Friday, March 23, 2012

The Flipped Classroom

In another class of mine, we gave a presentation on "The Flipped Classroom." This idea refers to teacher-created videos and interactive lessons that are viewed by students at home. This idea was developed when two high school chemistry teachers found it problematic to use valuable class time to re-teach lessons to students that were absent. They then came up with this idea to use technology in a way that would allow them to annotate lessons and post them online. This was great for absent students, but then they began to see just how useful this idea could actually be. They began creating these lessons for everyone in the class. Not only did this allow for an immence amount of added class time, but students were able to come into class with some sort of understanding already and they were also able to come to class with questions.

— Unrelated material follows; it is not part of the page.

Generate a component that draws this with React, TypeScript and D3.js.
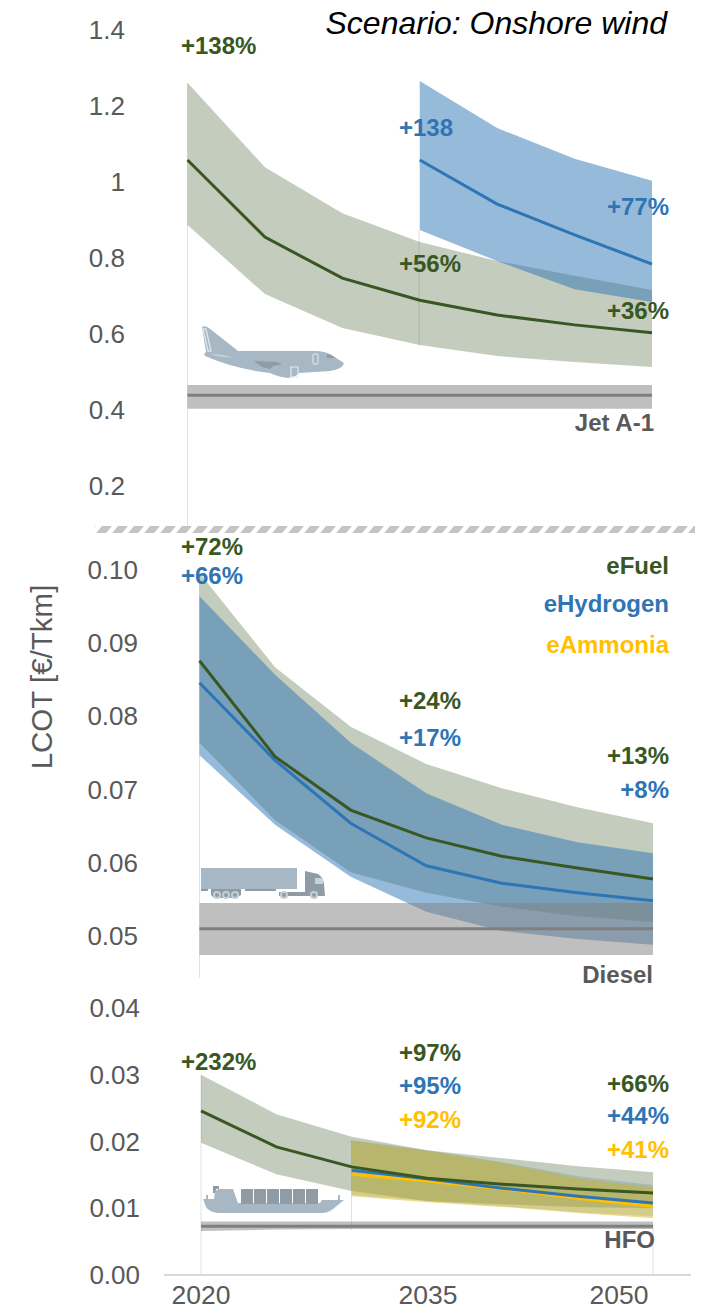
import React from 'react';
import * as d3 from 'd3';

const years = [2020, 2025, 2030, 2035, 2040, 2045, 2050];
const yearLabels = ['2020', '2035', '2050'];

// upper panel (jet)
const jetTicks = ['1.4', '1.2', '1', '0.8', '0.6', '0.4', '0.2'];
const jetFuelHigh = [1.261, 1.039, 0.918, 0.842, 0.792, 0.753, 0.716];
const jetFuelMid = [1.058, 0.855, 0.747, 0.689, 0.65, 0.624, 0.603];
const jetFuelLow = [0.887, 0.705, 0.616, 0.571, 0.542, 0.526, 0.513];
const jetH2High = [1.266, 1.142, 1.061, 1.003];
const jetH2Mid = [1.058, 0.942, 0.861, 0.784];
const jetH2Low = [0.874, 0.792, 0.718, 0.684];
const jetRefHigh = [0.466, 0.466, 0.466, 0.466, 0.466, 0.466, 0.466];
const jetRefMid = [0.439, 0.439, 0.439, 0.439, 0.439, 0.439, 0.439];
const jetRefLow = [0.403, 0.403, 0.403, 0.403, 0.403, 0.403, 0.403];

// middle panel (truck)
const truckTicks = ['0.10', '0.09', '0.08', '0.07', '0.06', '0.05'];
const truckFuelHigh = [0.0996, 0.0867, 0.0786, 0.0735, 0.0702, 0.0676, 0.0654];
const truckFuelMid = [0.0876, 0.0745, 0.0672, 0.0634, 0.0609, 0.0593, 0.0578];
const truckFuelLow = [0.0764, 0.0658, 0.0587, 0.0559, 0.054, 0.0527, 0.0519];
const truckH2High = [0.0964, 0.0857, 0.0764, 0.0695, 0.0652, 0.0628, 0.0613];
const truckH2Mid = [0.0846, 0.074, 0.0654, 0.0596, 0.0572, 0.0559, 0.0548];
const truckH2Low = [0.0747, 0.0652, 0.0581, 0.0533, 0.0507, 0.0496, 0.0488];
const truckRefHigh = [0.0545, 0.0545, 0.0545, 0.0545, 0.0545, 0.0545, 0.0545];
const truckRefMid = [0.051, 0.051, 0.051, 0.051, 0.051, 0.051, 0.051];
const truckRefLow = [0.0474, 0.0474, 0.0474, 0.0474, 0.0474, 0.0474, 0.0474];

// lower panel (ship)
const shipTicks = ['0.04', '0.03', '0.02', '0.01', '0.00'];
const shipFuelHigh = [0.03, 0.0241, 0.0207, 0.0187, 0.0175, 0.0163, 0.0154];
const shipFuelMid = [0.0246, 0.0192, 0.0162, 0.0145, 0.0136, 0.0129, 0.0123];
const shipFuelLow = [0.0198, 0.0151, 0.0126, 0.0111, 0.0106, 0.0102, 0.01];
const shipH2High = [0.0202, 0.0187, 0.0169, 0.0148, 0.0135];
const shipH2Mid = [0.0157, 0.0144, 0.013, 0.0118, 0.0108];
const shipH2Low = [0.012, 0.0111, 0.0103, 0.0094, 0.0088];
const shipNh3High = [0.0201, 0.0186, 0.0168, 0.0145, 0.0132];
const shipNh3Mid = [0.0151, 0.0141, 0.0129, 0.0115, 0.0103];
const shipNh3Low = [0.0118, 0.0109, 0.0102, 0.0093, 0.0085];
const shipRefHigh = [0.008, 0.008, 0.008, 0.008, 0.008, 0.008, 0.008];
const shipRefMid = [0.0073, 0.0073, 0.0073, 0.0073, 0.0073, 0.0073, 0.0073];
const shipRefLow = [0.0066, 0.0068, 0.0069, 0.0069, 0.0069, 0.0069, 0.0069];

const GREEN = '#385723';
const BLUE = '#2e75b6';
const YELLOW = '#ffc000';
const GREY = '#7f7f7f';
const TEXT = '#595959';
const ICON = '#a7b8c4';
const ICON_DARK = '#8f9ba5';
const FONT = '"Liberation Sans", Arial, sans-serif';

const jetY = d3.scaleLinear().domain([0.2, 1.4]).range([486, 30]);
const truckY = d3.scaleLinear().domain([0.05, 0.1]).range([936, 570]);
const shipY = d3.scaleLinear().domain([0, 0.04]).range([1275, 1008]);
const jetX = d3.scalePoint<number>().domain(years).range([187.5, 652]);
const truckX = d3.scalePoint<number>().domain(years).range([199.5, 653]);
const shipX = d3.scalePoint<number>().domain(years).range([201, 653]);

type Sc = (v: any) => any;

const bandPath = (x: Sc, y: Sc, yrs: number[], hi: number[], lo: number[]) =>
  d3.area<number>()
    .x(d => x(d))
    .y1((d, i) => y(hi[i]))
    .y0((d, i) => y(lo[i]))(yrs) as string;

const linePath = (x: Sc, y: Sc, yrs: number[], vals: number[]) =>
  d3.line<number>()
    .x(d => x(d))
    .y((d, i) => y(vals[i]))(yrs) as string;

const Note = ({ x, y, color, anchor, size, children }: any) => (
  <text x={x} y={y} fill={color} fontSize={size || 24} fontWeight="bold" textAnchor={anchor || 'start'} dominantBaseline="central">
    {children}
  </text>
);

const Plane = () => (
  <g>
    <path fill={ICON} d="M202,327 Q205,325 209,328 L238,351 L318,351 Q328,352 333,356 L344,363 Q343,369 330,371 L299,373 Q296,377 288,378 Q278,377 270,373 Q235,369 205,356 Q203,354 206,352 Z" />
    <path fill="none" stroke="#dfe6ea" strokeWidth="1.3" d="M203,329 L208,351 L211,351 L206,329 Z" />
    <path fill="#c3d0d8" d="M211,354 Q222,354 232,357 Q220,358 211,354 Z" />
    <path fill={ICON_DARK} d="M254,361 L277,362 L282,364 L273,366 L270,369 L262,367 Z" />
    <rect x="313" y="354" width="5" height="10" rx="1" fill="none" stroke="#e4eaee" strokeWidth="1" />
    <path fill={ICON_DARK} d="M327,354 L333,356 L335,358 L327,358 Z" />
    <path fill="none" stroke="#e4eaee" strokeWidth="1.2" d="M291,367 L298,367 L298,377 L291,377 Z" />
  </g>
);

const Truck = () => (
  <g>
    <rect x="201" y="868" width="96" height="21" fill={ICON} />
    <rect x="201" y="889" width="7" height="2" fill={ICON_DARK} />
    <rect x="245" y="889" width="31" height="2" fill={ICON_DARK} />
    <path fill={ICON_DARK} d="M211,889 L241,889 L241,895 L236,898 L214,898 L211,895 Z" />
    <path fill={ICON_DARK} d="M279,892 L305,892 L305,871 L318,874 Q323,877 324,884 L325,896 L279,896 Z" />
    <rect x="315" y="878" width="8" height="6" fill="#c6d2da" />
    {[217, 226, 235, 284, 314].map(cx => (
      <g key={cx}>
        <circle cx={cx} cy={895} r={4} fill="#c3d0d8" />
        <circle cx={cx} cy={895} r={2} fill={ICON_DARK} />
      </g>
    ))}
  </g>
);

const Ship = () => (
  <g>
    <path fill={ICON_DARK} d="M213,1186 L219,1186 L219,1189 L216,1189 L216,1193 L213,1193 Z" />
    <path fill={ICON} d="M203,1199 L206,1199 L206,1195 L208,1195 L208,1199 L214,1199 L215,1191 L219,1189 L233,1189 L238,1203 L320,1203 L322,1200 L338,1200 L338,1195 L340,1195 L340,1200 L344,1200 L333,1209 Q328,1213 322,1213 L218,1213 Q209,1212 206,1207 Z" />
    {d3.range(6).map(i => (
      <rect key={i} x={241 + i * 13} y={1189} width={12} height={15} fill={ICON_DARK} />
    ))}
  </g>
);

const App = () => {
  const tick = (label: string, y: number, right: number) => (
    <text key={label} x={right} y={y} fontSize={26} fill={TEXT} textAnchor="end" dominantBaseline="central">
      {label}
    </text>
  );
  const thin = { stroke: '#e2e2e2', strokeWidth: 1 };
  const h2Years = years.slice(3);
  const shipYears = years.slice(2);

  return (
    <svg width={707} height={1310} style={{ position: 'absolute', left: 0, top: 0, display: 'block', background: '#fff' }} fontFamily={FONT}>
      <defs>
        <pattern id="brk" patternUnits="userSpaceOnUse" width={16} height={8} y={526}>
          <polygon points="6,0 16,0 10,7 0,7" fill="#c4c4c4" />
        </pattern>
        <filter id="soft"><feGaussianBlur stdDeviation="0.7" /></filter>
      </defs>

      {/* y axis labels */}
      {jetTicks.map(t => tick(t, jetY(+t), 125))}
      {truckTicks.map(t => tick(t, truckY(+t), 138))}
      {shipTicks.map(t => tick(t, shipY(+t), 140))}
      <text transform="translate(52,677) rotate(-90)" fontSize={29.5} fill={TEXT} textAnchor="middle">LCOT [€/Tkm]</text>

      {/* thin guide lines */}
      <line x1={187.5} x2={187.5} y1={83} y2={527} {...thin} />
      <line x1={419} x2={419} y1={230} y2={345} stroke="#b0bdb0" strokeWidth={0.5} />
      <line x1={199.5} x2={199.5} y1={575} y2={978} {...thin} />
      <line x1={201} x2={201} y1={1075} y2={1275} {...thin} />
      <line x1={351.5} x2={351.5} y1={1140} y2={1230} {...thin} />
      <line x1={653} x2={653} y1={1225} y2={1275} {...thin} />

      {/* jet */}
      <path d={bandPath(jetX, jetY, years, jetFuelHigh, jetFuelLow)} fill={GREEN} fillOpacity={0.3} />
      <path d={bandPath(jetX, jetY, h2Years, jetH2High, jetH2Low)} fill={BLUE} fillOpacity={0.5} />
      <path d={linePath(jetX, jetY, years, jetFuelMid)} fill="none" stroke={GREEN} strokeWidth={3} />
      <path d={linePath(jetX, jetY, h2Years, jetH2Mid)} fill="none" stroke={BLUE} strokeWidth={3} />
      <path d={bandPath(jetX, jetY, years, jetRefHigh, jetRefLow)} fill={GREY} fillOpacity={0.5} />
      <path d={linePath(jetX, jetY, years, jetRefMid)} fill="none" stroke={GREY} strokeWidth={3} />
      <Plane />

      {/* truck */}
      <path d={bandPath(truckX, truckY, years, truckFuelHigh, truckFuelLow)} fill={GREEN} fillOpacity={0.3} />
      <path d={bandPath(truckX, truckY, years, truckH2High, truckH2Low)} fill={BLUE} fillOpacity={0.5} />
      <path d={linePath(truckX, truckY, years, truckH2Mid)} fill="none" stroke={BLUE} strokeWidth={3} />
      <path d={linePath(truckX, truckY, years, truckFuelMid)} fill="none" stroke={GREEN} strokeWidth={3} />
      <path d={bandPath(truckX, truckY, years, truckRefHigh, truckRefLow)} fill={GREY} fillOpacity={0.5} />
      <path d={linePath(truckX, truckY, years, truckRefMid)} fill="none" stroke={GREY} strokeWidth={3} />
      <Truck />

      {/* ship */}
      <path d={bandPath(shipX, shipY, years, shipFuelHigh, shipFuelLow)} fill={GREEN} fillOpacity={0.3} />
      <path d={bandPath(shipX, shipY, shipYears, shipH2High, shipH2Low)} fill={BLUE} fillOpacity={0.2} />
      <path d={bandPath(shipX, shipY, shipYears, shipNh3High, shipNh3Low)} fill="#d2af0a" fillOpacity={0.44} />
      <path d={linePath(shipX, shipY, shipYears, shipNh3Mid)} fill="none" stroke={YELLOW} strokeWidth={3} />
      <path d={linePath(shipX, shipY, shipYears, shipH2Mid)} fill="none" stroke={BLUE} strokeWidth={3} />
      <path d={linePath(shipX, shipY, years, shipFuelMid)} fill="none" stroke={GREEN} strokeWidth={3} />
      <path d={bandPath(shipX, shipY, years, shipRefHigh, shipRefLow)} fill={GREY} fillOpacity={0.5} />
      <path d={linePath(shipX, shipY, years, shipRefMid)} fill="none" stroke={GREY} strokeWidth={3} />
      <Ship />

      {/* axis break */}
      <rect x={95} y={526} width={600} height={7} fill="url(#brk)" filter="url(#soft)" />

      {/* x axis */}
      <line x1={164} x2={691} y1={1275} y2={1275} stroke="#d9d9d9" strokeWidth={2} />
      {yearLabels.map((l, i) => (
        <text key={l} x={[201, 428, 619][i]} y={1304.3} fontSize={26.5} fill={TEXT} textAnchor="middle">{l}</text>
      ))}

      {/* title */}
      <text x={667} y={23} fontSize={32} fontStyle="italic" fill="#000" textAnchor="end" dominantBaseline="central">Scenario: Onshore wind</text>

      {/* annotations */}
      <Note x={181} y={45} color={GREEN}>+138%</Note>
      <Note x={399} y={127} color={BLUE}>+138</Note>
      <Note x={607} y={206} color={BLUE}>+77%</Note>
      <Note x={399} y={263} color={GREEN}>+56%</Note>
      <Note x={607} y={310} color={GREEN}>+36%</Note>
      <Note x={654} y={422} color={TEXT} anchor="end">Jet A-1</Note>

      <Note x={181} y={546} color={GREEN}>+72%</Note>
      <Note x={181} y={575} color={BLUE}>+66%</Note>
      <Note x={669} y={565} color={GREEN} anchor="end">eFuel</Note>
      <Note x={669} y={603} color={BLUE} anchor="end">eHydrogen</Note>
      <Note x={669} y={644} color={YELLOW} anchor="end">eAmmonia</Note>
      <Note x={399} y={700} color={GREEN}>+24%</Note>
      <Note x={399} y={737} color={BLUE}>+17%</Note>
      <Note x={607} y={755} color={GREEN}>+13%</Note>
      <Note x={669} y={789} color={BLUE} anchor="end">+8%</Note>
      <Note x={653} y={974} color={TEXT} anchor="end">Diesel</Note>

      <Note x={181} y={1061} color={GREEN}>+232%</Note>
      <Note x={399} y={1052} color={GREEN}>+97%</Note>
      <Note x={399} y={1085} color={BLUE}>+95%</Note>
      <Note x={399} y={1119} color={YELLOW}>+92%</Note>
      <Note x={607} y={1083} color={GREEN}>+66%</Note>
      <Note x={607} y={1115} color={BLUE}>+44%</Note>
      <Note x={607} y={1149} color={YELLOW}>+41%</Note>
      <Note x={655} y={1239} color={TEXT} anchor="end">HFO</Note>
    </svg>
  );
};

export default App;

Teachers who have used this approach say that discussions are more student led, and in general students become active learners as opposed to passive learners. While researching on this topic, I came across a website called Khan Academy:

and on this website a man named Eric Westendorf made an entire archive of these interactive lessons for teachers and students to use as they please. Unfortunately, there aren't any videos that pertain to ELA, but I still enjoyed visiting the site and it can also give English teachers some ideas for their own videos that they may want to create. Lastly, I wanted to share this video of "the flipped classroom." I definitely think this could be helpful.

1 comment:

  1. The idea of the flipped classroom is definitely one that i wouldn't mind using in my own future classroom. I believe that it is beneficial to both students and teachers. One of the teachers who created the idea also has a blog/website that is pretty interesting.